Gov. Rick Perry has renewed a proclamation declaring Texas a disaster due to the drought.
Perry renewed the proclamation on Dec. 27, a year after he initially declared the drought a disaster. The proclamation allows municipalities to apply for state assistance in dealing with the drought’s impacts, including fighting and recovering from wildfires.
Perry’s proclamation says all counties in the state are plagued by extreme drought conditions and are vulnerable to wildfires.
Additionally, the Texas Farm Bureau said its members have granted more than $1.4 million to help Texas volunteer fire departments in the wildfire fight.
The National Weather Service says 2011 was Texas’ driest year on record as well as its second hottest.
The agency said the average rainfall for the drought-stricken state last year was 14.88 inches. The previous driest average total was in 1917 with 14.99 inches.

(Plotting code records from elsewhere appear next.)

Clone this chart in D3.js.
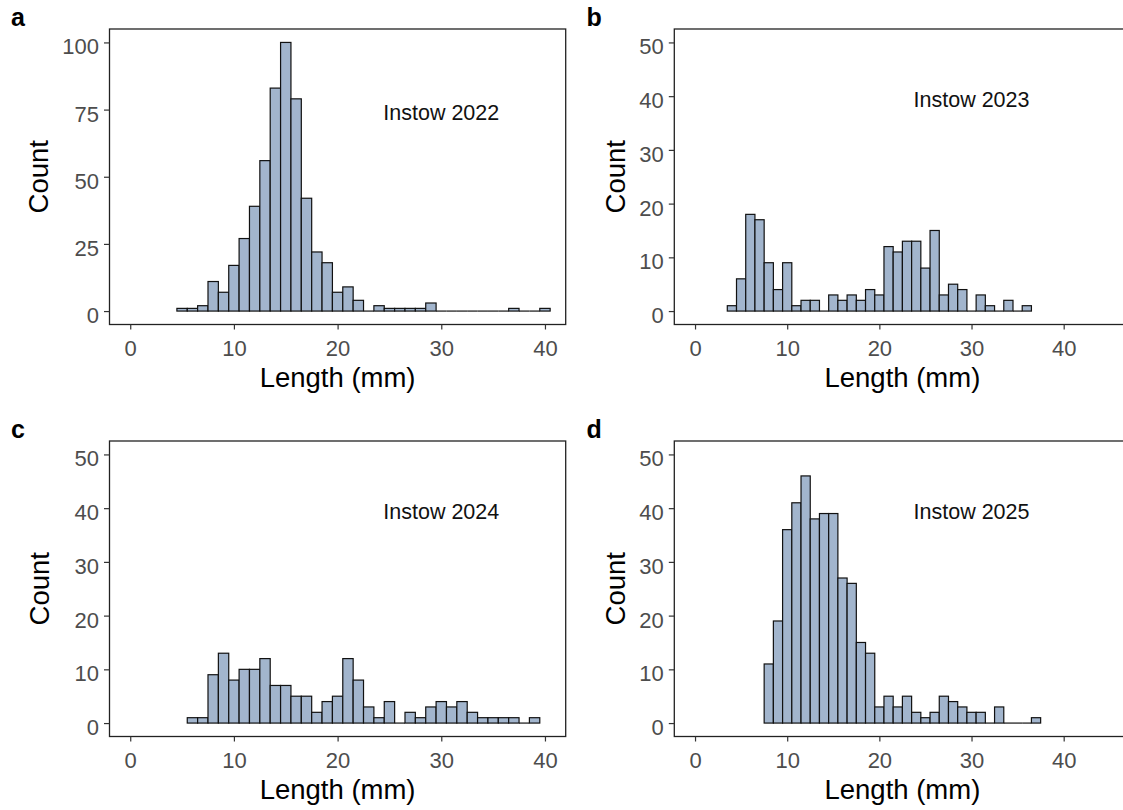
<!DOCTYPE html>
<html>
<head>
<meta charset="utf-8">
<script src="https://cdn.jsdelivr.net/npm/d3@7"></script>
<style>
  body { margin: 0; background: #fff; }
  text { font-family: "Liberation Sans", Arial, sans-serif; }
</style>
</head>
<body>
<div id="viz"></div>
<script>
// counts per 1 mm bin, bins centred on whole mm starting at firstBin
var countsA = [1, 1, 2, 11, 7, 17, 27, 39, 56, 83, 100, 79, 42, 22, 18, 7, 9, 4, 0, 2, 1, 1, 1, 1, 3, 0, 0, 0, 0, 0, 0, 0, 1, 0, 0, 1];
var countsB = [1, 6, 18, 17, 9, 4, 9, 1, 2, 2, 0, 3, 2, 3, 2, 4, 3, 12, 11, 13, 13, 8, 15, 3, 5, 4, 0, 3, 1, 0, 2, 0, 1];
var countsC = [1, 1, 9, 13, 8, 10, 10, 12, 7, 7, 5, 5, 2, 4, 5, 12, 8, 3, 1, 4, 0, 2, 1, 3, 4, 3, 4, 2, 1, 1, 1, 1, 0, 1];
var countsD = [11, 19, 36, 41, 46, 38, 39, 39, 27, 26, 15, 13, 3, 5, 3, 5, 2, 1, 2, 5, 4, 3, 2, 2, 0, 3, 0, 0, 0, 1];
var firstBin = [5, 4, 6, 8];
var tags = ['a', 'b', 'c', 'd'];
var labels = ['Instow 2022', 'Instow 2023', 'Instow 2024', 'Instow 2025'];
var xTicks = [0, 10, 20, 30, 40];
var yTicksBig = [0, 25, 50, 75, 100];
var yTicksSmall = [0, 10, 20, 30, 40, 50];

var W = 1123, H = 810;
var pw = 456.2, ph = 295.5;

var svg = d3.select('#viz').append('svg')
    .attr('width', W)
    .attr('height', H);

var panels = [
    {counts: countsA, left: 109.5, top: 29, xDom: [-2, 42], yDom: [-5, 105], yTicks: yTicksBig, labY: 75, titleX: 48},
    {counts: countsB, left: 674.3, top: 29, xDom: [-2.25, 47.25], yDom: [-2.5, 52.5], yTicks: yTicksSmall, labY: 40, titleX: 625},
    {counts: countsC, left: 109.5, top: 441, xDom: [-2, 42], yDom: [-2.5, 52.5], yTicks: yTicksSmall, labY: 40, titleX: 49},
    {counts: countsD, left: 674.3, top: 441, xDom: [-2.25, 47.25], yDom: [-2.5, 52.5], yTicks: yTicksSmall, labY: 40, titleX: 625}
];

panels.forEach(function (p, i) {
    var x = d3.scaleLinear().domain(p.xDom).range([p.left, p.left + pw]);
    var y = d3.scaleLinear().domain(p.yDom).range([p.top + ph, p.top]);

    var bins = p.counts.map(function (c, j) { return {mid: firstBin[i] + j, n: c}; });

    var g = svg.append('g');

    // empty bins still get an outline along zero, like ggplot
    g.selectAll('line.zero')
        .data(bins.filter(function (d) { return d.n === 0; }))
        .enter()
        .append('line')
        .attr('class', 'zero')
        .attr('x1', function (d) { return x(d.mid - 0.5); })
        .attr('x2', function (d) { return x(d.mid + 0.5); })
        .attr('y1', y(0))
        .attr('y2', y(0))
        .attr('stroke', '#111')
        .attr('stroke-width', 1.2);

    g.selectAll('rect.bar')
        .data(bins.filter(function (d) { return d.n > 0; }))
        .enter()
        .append('rect')
        .attr('class', 'bar')
        .attr('x', function (d) { return x(d.mid - 0.5); })
        .attr('width', function (d) { return x(d.mid + 0.5) - x(d.mid - 0.5); })
        .attr('y', function (d) { return y(d.n); })
        .attr('height', function (d) { return y(0) - y(d.n); })
        .attr('fill', '#A2B5CD')
        .attr('stroke', '#111')
        .attr('stroke-width', 1.2);

    // frame
    g.append('rect')
        .attr('x', p.left)
        .attr('y', p.top)
        .attr('width', pw)
        .attr('height', ph)
        .attr('fill', 'none')
        .attr('stroke', '#222')
        .attr('stroke-width', 1.3);

    var xAxis = g.append('g')
        .attr('transform', 'translate(0,' + (p.top + ph) + ')')
        .call(d3.axisBottom(x).tickValues(xTicks).tickSize(5).tickPadding(10.4));
    var yAxis = g.append('g')
        .attr('transform', 'translate(' + p.left + ',0)')
        .call(d3.axisLeft(y).tickValues(p.yTicks).tickSize(5.5).tickPadding(5));

    [xAxis, yAxis].forEach(function (ax) {
        ax.select('.domain').remove();
        ax.selectAll('line').attr('stroke', '#333').attr('stroke-width', 1.2);
        ax.selectAll('text')
            .attr('font-family', '"Liberation Sans", Arial, sans-serif')
            .attr('font-size', 22)
            .attr('fill', '#4D4D4D');
    });
    yAxis.selectAll('text').attr('dy', '0.52em');

    g.append('text')
        .attr('x', p.left + pw / 2)
        .attr('y', p.top + ph + 62)
        .attr('text-anchor', 'middle')
        .attr('font-size', 27.5)
        .attr('fill', '#000')
        .text('Length (mm)');

    g.append('text')
        .attr('transform', 'translate(' + p.titleX + ',' + (p.top + ph / 2) + ') rotate(-90)')
        .attr('text-anchor', 'middle')
        .attr('font-size', 27.5)
        .attr('fill', '#000')
        .text('Count');

    g.append('text')
        .attr('x', x(30))
        .attr('y', y(p.labY) + 10.5)
        .attr('text-anchor', 'middle')
        .attr('font-size', 21.5)
        .attr('fill', '#111')
        .text(labels[i]);

    g.append('text')
        .attr('x', i % 2 === 0 ? 11 : 586.5)
        .attr('y', p.top - 3)
        .attr('font-size', 25)
        .attr('font-weight', 'bold')
        .attr('fill', '#000')
        .text(tags[i]);
});
</script>
</body>
</html>
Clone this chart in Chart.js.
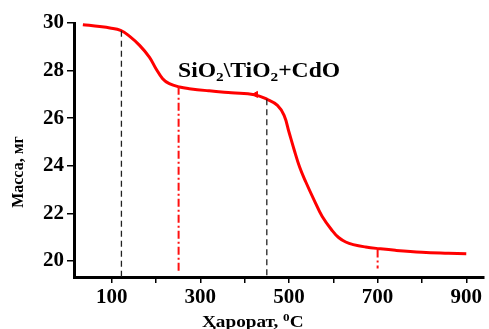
<!DOCTYPE html>
<html>
<head>
<meta charset="utf-8">
<script src="https://cdn.jsdelivr.net/npm/chart.js@4.4.0/dist/chart.umd.min.js"></script>
<style>
  html, body { margin: 0; padding: 0; background: #fff; }
  #wrap { width: 489px; height: 329px; }
</style>
</head>
<body>
<div id="wrap"><canvas id="tgaChart"></canvas></div>
<script>
// TGA curve: temperature (°C) vs mass (mg)
const temps = [35, 73, 96, 120, 140, 163, 185, 200, 215, 230, 253, 275, 320, 370, 422, 451, 474, 489, 500, 511, 524, 538, 557, 575, 598, 612, 628, 645, 673, 703, 740, 800, 860, 900];
const mass  = [29.93, 29.85, 29.79, 29.69, 29.45, 29.06, 28.57, 28.08, 27.66, 27.45, 27.31, 27.24, 27.15, 27.07, 26.99, 26.79, 26.54, 26.12, 25.42, 24.72, 23.95, 23.32, 22.55, 21.87, 21.27, 20.99, 20.80, 20.69, 20.59, 20.52, 20.45, 20.37, 20.33, 20.31];

// marker lines (temperature, top, bottom)
const blackLinesT = [122, 450];
const blackLinesTop = [29.67, 26.8];
const redLinesT = [251, 700];
const redLinesTop = [27.32, 20.48];
const redLinesBottom = [19.54, 19.69];

const yTicks = [20, 22, 24, 26, 28, 30];
const xTicks = [100, 200, 300, 400, 500, 600, 700, 800, 900];
const xLabels = [100, 300, 500, 700, 900];

const arrowPoint = [{ x: 425, y: 27.0 }];

const serif = "'Liberation Serif', 'Times New Roman', serif";

const curve = temps.map((t, i) => ({ x: t, y: mass[i] }));

const datasets = [];
blackLinesT.forEach((t, i) => {
    datasets.push({
        data: [{ x: t, y: blackLinesTop[i] }, { x: t, y: 19.33 }],
        borderColor: '#222',
        borderWidth: 1.3,
        borderDash: [6, 4],
        pointRadius: 0
    });
});
redLinesT.forEach((t, i) => {
    datasets.push({
        data: [{ x: t, y: redLinesTop[i] }, { x: t, y: redLinesBottom[i] }],
        borderColor: '#ff1010',
        borderWidth: 2,
        borderDash: [8, 3, 2, 3],
        pointRadius: 0
    });
});
datasets.push({
    data: curve,
    borderColor: '#ff0000',
    borderWidth: 3,
    tension: 0.4,
    pointRadius: 0
});
datasets.push({
    data: arrowPoint,
    showLine: false,
    pointStyle: 'triangle',
    rotation: 270,
    pointRadius: 3.5,
    pointBackgroundColor: '#ff0000',
    pointBorderColor: '#ff0000'
});

// text drawn on top: compound label and axis titles
const textPlugin = {
    id: 'texts',
    afterDraw(chart) {
        const ctx = chart.ctx;
        ctx.save();
        ctx.fillStyle = '#000';
        ctx.textBaseline = 'alphabetic';
        ctx.textAlign = 'left';
        // compound label (stretched a little, as in the original)
        ctx.save();
        ctx.translate(178, 77);
        ctx.scale(1.18, 1);
        const parts = [['SiO', 20, 0], ['2', 13, 4], ['\\TiO', 20, 0], ['2', 13, 4], ['+CdO', 20, 0]];
        let x = 0;
        parts.forEach(p => {
            ctx.font = 'bold ' + p[1] + 'px ' + serif;
            ctx.fillText(p[0], x, p[2]);
            x += ctx.measureText(p[0]).width;
        });
        ctx.restore();
        // x title
        ctx.save();
        ctx.translate(202, 327);
        ctx.scale(1.2, 1);
        ctx.font = 'bold 16px ' + serif;
        let tx = 0;
        ctx.fillText('Ҳарорат, ', tx, 0);
        tx += ctx.measureText('Ҳарорат, ').width;
        ctx.font = 'bold 11px ' + serif;
        ctx.fillText('0', tx, -6);
        tx += ctx.measureText('0').width;
        ctx.font = 'bold 16px ' + serif;
        ctx.fillText('C', tx, 0);
        ctx.restore();
        // y title
        ctx.translate(23, 172);
        ctx.rotate(-Math.PI / 2);
        ctx.textAlign = 'center';
        ctx.font = 'bold 16px ' + serif;
        ctx.fillText('Масса, мг', 0, 0);
        ctx.restore();
    }
};

const config = {
    type: 'line',
    data: { datasets: datasets },
    options: {
        responsive: false,
        animation: false,
        layout: { padding: { top: 23, right: 4, left: 0, bottom: 0 } },
        plugins: { legend: { display: false }, tooltip: { enabled: false } },
        scales: {
            x: {
                type: 'linear',
                min: 15,
                max: 940,
                afterBuildTicks: s => { s.ticks = xTicks.map(v => ({ value: v })); },
                afterFit: s => { s.height = 52; },
                grid: { drawOnChartArea: false, drawTicks: true, tickLength: 6, color: '#000', lineWidth: 1.5 },
                border: { display: true, color: '#000', width: 3 },
                ticks: {
                    color: '#000',
                    padding: 2,
                    maxRotation: 0,
                    autoSkip: false,
                    font: { family: serif, size: 21, weight: 'bold' },
                    callback: v => xLabels.includes(v) ? String(v) : ''
                }
            },
            y: {
                type: 'linear',
                min: 19.33,
                max: 30,
                afterBuildTicks: s => { s.ticks = yTicks.map(v => ({ value: v })); },
                afterFit: s => { s.width = 74; },
                grid: { drawOnChartArea: false, drawTicks: true, tickLength: 7, color: '#000', lineWidth: 1.5 },
                border: { display: true, color: '#000', width: 3 },
                ticks: {
                    color: '#000',
                    padding: 3,
                    font: { family: serif, size: 21, weight: 'bold' }
                }
            }
        }
    },
    plugins: [textPlugin]
};

const canvas = document.getElementById('tgaChart');
canvas.width = 489;
canvas.height = 329;
const tgaChart = new Chart(canvas.getContext('2d'), config);
</script>
</body>
</html>
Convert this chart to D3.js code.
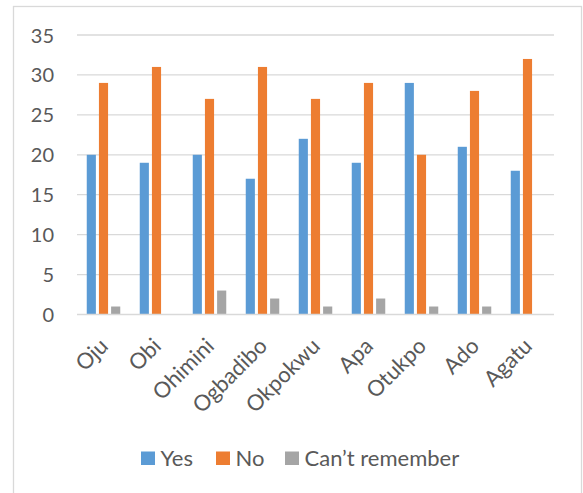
<!DOCTYPE html>
<html>
<head>
<meta charset="utf-8">
<script src="https://cdn.jsdelivr.net/npm/d3@7"></script>
<style>
  html, body { margin: 0; padding: 0; background: #fff; }
  svg { display: block; }
  text { font-family: Lato, "Open Sans", sans-serif; fill: #595959; }
</style>
</head>
<body>
<svg id="chart" width="583" height="493"></svg>
<script>
const categories = ["Oju", "Obi", "Ohimini", "Ogbadibo", "Okpokwu", "Apa", "Otukpo", "Ado", "Agatu"];
const seriesNames = ["Yes", "No", "Can\u2019t remember"];
const yesValues = [20, 19, 20, 17, 22, 19, 29, 21, 18];
const noValues = [29, 31, 27, 31, 27, 29, 20, 28, 32];
const cantValues = [1, 0, 3, 2, 1, 2, 1, 1, 0];
const yTicks = [0, 5, 10, 15, 20, 25, 30, 35];
const colors = ["#5B9BD5", "#ED7D31", "#A5A5A5"];

const seriesValues = [yesValues, noValues, cantValues];
const data = categories.map((c, i) => ({
  cat: c,
  vals: seriesNames.map((s, k) => ({ key: s, value: seriesValues[k][i] }))
}));

const svg = d3.select("#chart");

// chart frame
svg.append("rect")
  .attr("x", 13.5).attr("y", 6.5)
  .attr("width", 568).attr("height", 500)
  .attr("fill", "#fff").attr("stroke", "#D9D9D9").attr("stroke-width", 1.3);

const plot = { left: 77, right: 554, top: 35, bottom: 314.5 };

const x = d3.scaleBand().domain(categories).range([plot.left, plot.right]).paddingInner(0).paddingOuter(0);
const y = d3.scaleLinear().domain([0, 35]).range([plot.bottom, plot.top]);

const groupW = 33.5;
const x1 = d3.scaleBand().domain(seriesNames).range([0, groupW]).paddingInner(0.25).paddingOuter(0);

// gridlines
svg.append("g").selectAll("line").data(yTicks.filter(t => t > 0)).join("line")
  .attr("x1", plot.left).attr("x2", plot.right)
  .attr("y1", d => y(d)).attr("y2", d => y(d))
  .attr("stroke", "#D9D9D9").attr("stroke-width", 1.3);

// y axis labels
const yAxis = d3.axisLeft(y).tickValues(yTicks).tickSize(0).tickPadding(0);
const gy = svg.append("g").attr("transform", `translate(${plot.left - 23},0)`).call(yAxis);
gy.select(".domain").remove();
gy.selectAll("text").style("font-size", "20px").attr("fill", "#595959")
  .style("font-family", "Lato, 'Open Sans', sans-serif").attr("dy", "0.35em");

// bars
const groups = svg.append("g").selectAll("g").data(data).join("g")
  .attr("transform", d => `translate(${x(d.cat) + x.bandwidth() / 2 - groupW / 2},0)`);
groups.selectAll("rect").data(d => d.vals).join("rect")
  .attr("x", d => x1(d.key))
  .attr("width", x1.bandwidth())
  .attr("y", d => y(d.value))
  .attr("height", d => y(0) - y(d.value))
  .attr("fill", (d, i) => colors[i]);

// x axis line
svg.append("line")
  .attr("x1", plot.left).attr("x2", plot.right)
  .attr("y1", y(0)).attr("y2", y(0))
  .attr("stroke", "#D9D9D9").attr("stroke-width", 1.5);

// x axis labels
const xAxis = d3.axisBottom(x).tickSize(0).tickPadding(0);
const gx = svg.append("g").attr("transform", `translate(0,${plot.bottom})`).call(xAxis);
gx.select(".domain").remove();
gx.selectAll("text")
  .style("font-size", "22px")
  .style("font-family", "Lato, 'Open Sans', sans-serif")
  .attr("fill", "#595959")
  .attr("text-anchor", "end")
  .attr("dy", null)
  .attr("y", null)
  .attr("transform", "translate(6,33) rotate(-45)");

// legend
const legendItems = [
  { name: seriesNames[0], color: colors[0], x: 141 },
  { name: seriesNames[1], color: colors[1], x: 216 },
  { name: seriesNames[2], color: colors[2], x: 285 }
];
const lg = svg.append("g").selectAll("g").data(legendItems).join("g")
  .attr("transform", d => `translate(${d.x},451.5)`);
lg.append("rect").attr("width", 14).attr("height", 13.5).attr("fill", d => d.color);
lg.append("text").attr("x", 19.5).attr("y", 14.5).style("font-size", "22px").text(d => d.name);
</script>
</body>
</html>
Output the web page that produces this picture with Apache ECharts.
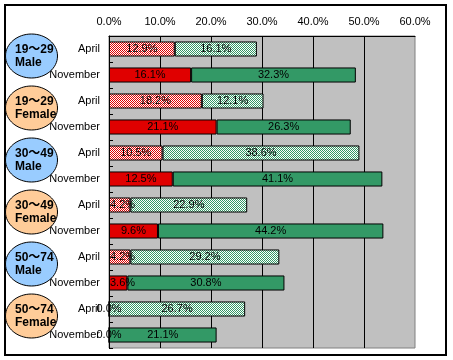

The weather service says 2011′s average temperature was 67.2 degrees. Texas’ warmest year on record was in 1921 with an average temperature of 67.5 degrees.
Last year Texas suffered its worst single-year drought, its largest agricultural losses and the hottest summer in U.S. history. From June through August, Texas averaged 86.8 degrees, beating out Oklahoma’s 85.2 degrees in 1934.
The current drought started in fall 2010. Forecasters say it is expected to drag on at least through June.
The ongoing drought has led to some of the worst wildfires ever seen in Texas, destroying hundreds of homes and scorching thousands of acres.